“If there was anything I wanted most in the world (other, of course, than for the war to end and Hitler to die a quite grisly death), it was to be a journalist.”
My Rating: ★★★
Genre(s): Historical Fiction (WWII), Fiction
Reading Challenge: 28 out of 50
Goodreads Synopsis —
A charming, irresistible debut novel set in London during World War II about an adventurous young woman who becomes a secret advice columnist—a warm, funny, and enormously moving story for fans of The Guernsey Literary and Potato Peel Pie Society and Lilac Girls.
London 1940, bombs are falling. Emmy Lake is Doing Her Bit for the war effort, volunteering as a telephone operator with the Auxiliary Fire Services. When Emmy sees an advertisement for a job at the London Evening Chronicle, her dreams of becoming a Lady War Correspondent seem suddenly achievable. But the job turns out to be typist to the fierce and renowned advice columnist, Henrietta Bird. Emmy is disappointed, but gamely bucks up and buckles down.
Mrs Bird is very clear: Any letters containing Unpleasantness—must go straight in the bin. But when Emmy reads poignant letters from women who are lonely, may have Gone Too Far with the wrong men and found themselves in trouble, or who can’t bear to let their children be evacuated, she is unable to resist responding. As the German planes make their nightly raids, and London picks up the smoldering pieces each morning, Emmy secretly begins to write letters back to the women of all ages who have spilled out their troubles.
Prepare to fall head over heels with Emmy and her best friend, Bunty, who are spirited and gutsy, even in the face of events that bring a terrible blow. As the bombs continue to fall, the irrepressible Emmy keeps writing, and readers are transformed by AJ Pearce’s hilarious, heartwarming, and enormously moving tale of friendship, the kindness of strangers, and ordinary people in extraordinary times.
My Thoughts —
If you hadn’t already noticed, wartime fiction has sort of become my jam this year.
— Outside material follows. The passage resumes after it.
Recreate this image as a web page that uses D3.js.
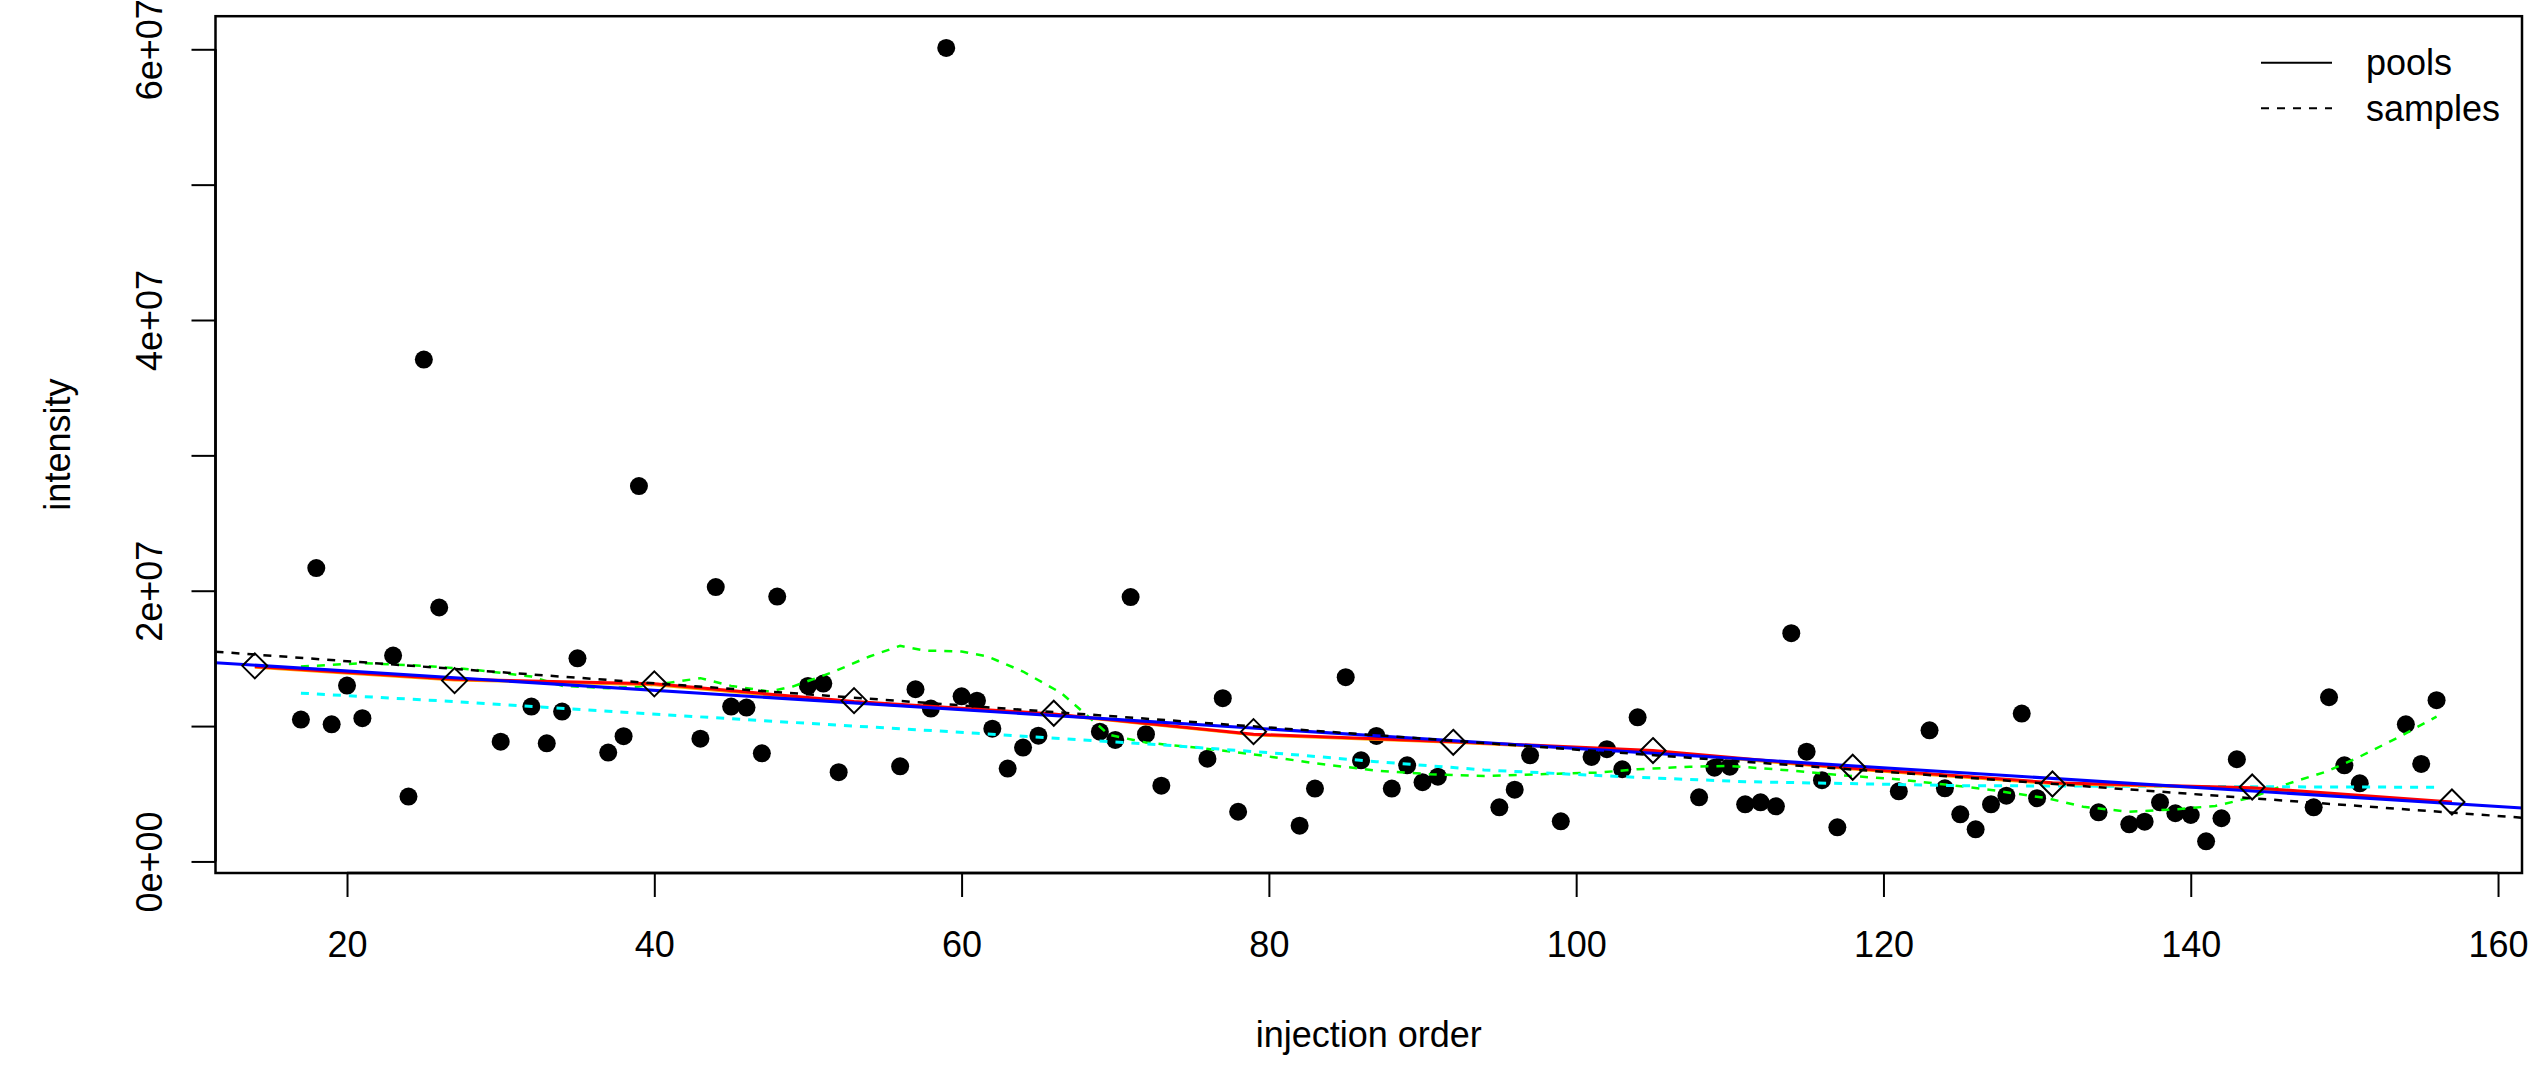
<!DOCTYPE html>
<html>
<head>
<meta charset="utf-8">
<script src="https://cdn.jsdelivr.net/npm/d3@7"></script>
<style>
html,body{margin:0;padding:0;background:#fff;}
svg{display:block;}
text{font-family:"Liberation Sans",Arial,Helvetica,sans-serif;fill:#000;}
</style>
</head>
<body>
<svg id="chart" width="2541" height="1065"></svg>
<script>
// ---- data (intensity in units of 1e6) ----
const sampleOrder = [17,18,19,20,21,23,24,25,26,30,32,33,34,35,37,38,39,43,44,45,46,47,48,50,51,52,56,57,58,59,60,61,62,63,64,65,69,70,71,72,73,76,77,78,82,83,85,86,87,88,89,90,91,95,96,97,99,101,102,103,104,108,109,110,111,112,113,114,115,116,117,121,123,124,125,126,127,128,129,130,134,136,137,138,139,140,141,142,143,148,149,150,151,154,155,156];
const sampleIntensity = [10.48,21.67,10.13,12.99,10.58,15.21,4.79,37.08,18.76,8.85,11.44,8.73,11.07,15.01,8.04,9.25,27.73,9.07,20.27,11.44,11.37,7.99,19.57,12.97,13.14,6.59,7.03,12.72,11.29,60.10,12.20,11.88,9.81,6.86,8.41,9.29,9.59,8.98,19.53,9.40,5.60,7.59,12.06,3.67,2.64,5.38,13.61,7.47,9.27,5.38,7.10,5.85,6.26,4.00,5.30,7.84,2.96,7.72,8.29,6.81,10.65,4.74,6.93,7.00,4.22,4.37,4.07,16.86,8.11,6.00,2.52,5.18,9.69,5.40,3.48,2.37,4.22,4.86,10.92,4.67,3.63,2.74,2.94,4.37,3.56,3.43,1.49,3.19,7.55,4.00,12.13,7.10,5.77,10.13,7.20,11.91];

const poolOrder = [14,27,40,53,66,79,92,105,118,131,144,157];
const poolIntensity = [14.45,13.36,13.12,11.88,10.95,9.59,8.80,8.19,6.96,5.72,5.50,4.39];

// smoothed pool trend (red) and underlying orange trend
const redTrend = [14.40,13.46,13.12,11.81,10.90,9.40,8.85,8.19,6.88,5.82,5.45,4.39];
const orangeTrend = [14.35,13.40,13.05,11.75,10.85,9.35,8.80,8.12,6.82,5.76,5.38,4.33];

// linear fits: [intercept, slope] per injection order
const poolFit = [15.50, -0.0715];     // blue solid
const sampleFit = [16.43, -0.0817];   // black dashed

// cyan dashed smooth of samples
const cyanX = [17,27,38,49,61,73,81,87,94,103,111,125,144,156];
const cyanY = [12.43,11.81,11.02,10.27,9.47,8.61,7.95,7.37,6.76,6.26,5.89,5.60,5.52,5.48];

// green dashed local smooth of samples
const greenX = [17,21,25,28,32,34,37,39,41,43,45,47.5,49,51.6,54,56,57.6,60,61.7,64,66.5,68,69.6,72,75.7,79.3,83,87,90.5,94,98,101.4,104,107.4,110,113.5,117,120.7,124.7,127,130.7,133,136,139,141.6,144,146.4,148.8,151,153.6,156];
const greenY = [14.40,14.65,14.45,14.20,13.66,12.97,12.80,12.92,13.21,13.54,12.97,12.55,12.92,13.98,15.14,15.93,15.58,15.51,15.14,14.03,12.43,10.95,9.35,8.78,8.36,7.87,7.25,6.71,6.44,6.31,6.46,6.56,6.81,7.00,7.05,6.76,6.39,6.09,5.60,5.28,4.66,4.04,3.67,3.85,4.10,4.74,5.77,6.63,7.74,9.22,10.70];

const xTicks = [20,40,60,80,100,120,140,160];
const yTickValues = [0,10,20,30,40,50,60];
const yTickLabels = ["0e+00","","2e+07","","4e+07","","6e+07"];

const legendLabels = ["pools","samples"];
const xTitle = "injection order";
const yTitle = "intensity";

// ---- layout ----
const L = 215.5, R = 2522, T = 16.2, B = 873;
const svg = d3.select("#chart");

const xmin = d3.min(sampleOrder), xmax = d3.max(sampleOrder);
const xr = xmax - xmin;
const x = d3.scaleLinear().domain([xmin - 0.04*xr, xmax + 0.04*xr]).range([L, R]);
const ymin = d3.min(sampleIntensity), ymax = d3.max(sampleIntensity);
const yr = ymax - ymin;
const y = d3.scaleLinear().domain([ymin - 0.04*yr, ymax + 0.04*yr]).range([B, T]);

const FS = 36;

// samples points
svg.append("g").selectAll("circle")
  .data(sampleOrder.map((o,i)=>[o,sampleIntensity[i]]))
  .join("circle")
  .attr("cx", d=>x(d[0])).attr("cy", d=>y(d[1])).attr("r", 9)
  .attr("fill","#000");

const line = d3.line().x(d=>x(d[0])).y(d=>y(d[1]));
const lines = svg.append("g").attr("fill","none");

lines.append("path")
  .attr("d", line(greenX.map((v,i)=>[v,greenY[i]])))
  .attr("stroke","#00ff00").attr("stroke-width",2.5).attr("stroke-dasharray","8,8");
lines.append("path")
  .attr("d", line(cyanX.map((v,i)=>[v,cyanY[i]])))
  .attr("stroke","#00ffff").attr("stroke-width",3).attr("stroke-dasharray","8,8");
lines.append("path")
  .attr("d", line(poolOrder.map((v,i)=>[v,orangeTrend[i]])))
  .attr("stroke","#ffa500").attr("stroke-width",3);
lines.append("path")
  .attr("d", line(poolOrder.map((v,i)=>[v,redTrend[i]])))
  .attr("stroke","#ff0000").attr("stroke-width",3);

const [x0, x1] = x.domain();
lines.append("path")
  .attr("d", line([[x0, poolFit[0]+poolFit[1]*x0],[x1, poolFit[0]+poolFit[1]*x1]]))
  .attr("stroke","#0000ff").attr("stroke-width",3);
lines.append("path")
  .attr("d", line([[x0, sampleFit[0]+sampleFit[1]*x0],[x1, sampleFit[0]+sampleFit[1]*x1]]))
  .attr("stroke","#000").attr("stroke-width",2.5).attr("stroke-dasharray","8,8");

// pools diamonds
const dsz = 12.5;
svg.append("g").selectAll("path")
  .data(poolOrder.map((o,i)=>[o,poolIntensity[i]]))
  .join("path")
  .attr("d", d=>{const cx=x(d[0]), cy=y(d[1]);
    return `M${cx},${cy-dsz}L${cx+dsz},${cy}L${cx},${cy+dsz}L${cx-dsz},${cy}Z`;})
  .attr("fill","none").attr("stroke","#000").attr("stroke-width",2);

// box
svg.append("rect").attr("x",L).attr("y",T).attr("width",R-L).attr("height",B-T)
  .attr("fill","none").attr("stroke","#000").attr("stroke-width",2.5);

// x axis
const xAxis = d3.axisBottom(x).tickValues(xTicks).tickSize(24).tickPadding(0).tickFormat(d3.format("d"));
const gx = svg.append("g").attr("transform",`translate(0,${B})`).call(xAxis);
gx.select(".domain").attr("d", `M${x(xTicks[0])},0H${x(xTicks[xTicks.length-1])}`).attr("stroke-width",2.5);
gx.selectAll(".tick line").attr("stroke-width",2);
gx.selectAll(".tick text").attr("font-size",FS).attr("font-family","Liberation Sans, Arial, sans-serif")
  .attr("dy",null).attr("y",84);

// y axis
const yAxis = d3.axisLeft(y).tickValues(yTickValues).tickSize(24).tickPadding(0)
  .tickFormat((d,i)=>yTickLabels[i]);
const gy = svg.append("g").attr("transform",`translate(${L},0)`).call(yAxis);
gy.select(".domain").attr("d", `M0,${y(yTickValues[0])}V${y(yTickValues[yTickValues.length-1])}`).attr("stroke-width",2.5);
gy.selectAll(".tick line").attr("stroke-width",2);
gy.selectAll(".tick text").attr("font-size",FS).attr("font-family","Liberation Sans, Arial, sans-serif")
  .attr("x",null).attr("dy",null)
  .attr("text-anchor","middle")
  .attr("transform","translate(-54,0) rotate(-90)");

// titles
svg.append("text").attr("x",(L+R)/2).attr("y",1047).attr("text-anchor","middle")
  .attr("font-size",FS).text(xTitle);
svg.append("text").attr("transform",`translate(70,${(T+B)/2}) rotate(-90)`)
  .attr("text-anchor","middle").attr("font-size",FS).text(yTitle);

// legend
const leg = svg.append("g");
const legY = [62.7, 108.3];
const legDash = [null, "8,8"];
legendLabels.forEach((lab,i)=>{
  leg.append("line").attr("x1",2261).attr("x2",2332).attr("y1",legY[i]).attr("y2",legY[i])
    .attr("stroke","#000").attr("stroke-width",2).attr("stroke-dasharray",legDash[i]);
  leg.append("text").attr("x",2366).attr("y",legY[i]+12.5).attr("font-size",FS).text(lab);
});
</script>
</body>
</html>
It’s had a pretty substantial presence on my reading list. Recently, historical fiction has become one of my favourite genres to read, especially ones set in WWII or post-WWII era. I can’t get enough of it!
Quite simply, I found this book to be very cute. I don’t think that it was nearly the hardest-hitting of all the wartime novels I’ve read this year but I do think it was an important look at women’s efforts during the Second World War. I’ve been studying women’s history this term in university and the past little while has been all about interwar years and WWII so it’s definitely been interesting to see the parallels between my school stuff and my recreational reading.
I think that Emmy was a bit immature, considering that she was in her early twenties and involved in war efforts. I would think that war would make people, even young people, mature quicker due to the circumstances and focus more on the important issues. But Emmy’s primary concern was becoming a big fancy war correspondent and the rest was just ~whatevs~… I also thought her best friend was immature and sometimes annoying as well.
(Side note: I also have to mention the fact that some things were capitalized randomly throughout the novel to draw emphasis, and it absolutely bothered me to not end. If you remember my review on The Alice Network, you probably remember how this sort of thing in writing is my biggest pet peeve!)
Honestly I just saw this as more of a lighthearted adult fiction that just so happened to be set during the war, as opposed to a wartime novel. It was a cute, heartwarming story. I loved the focus on women breaking into the paid workforce, but it just didn’t have that certain je ne sais quoi you know?
Have you read Dear Mrs. Bird? Do you agree with me?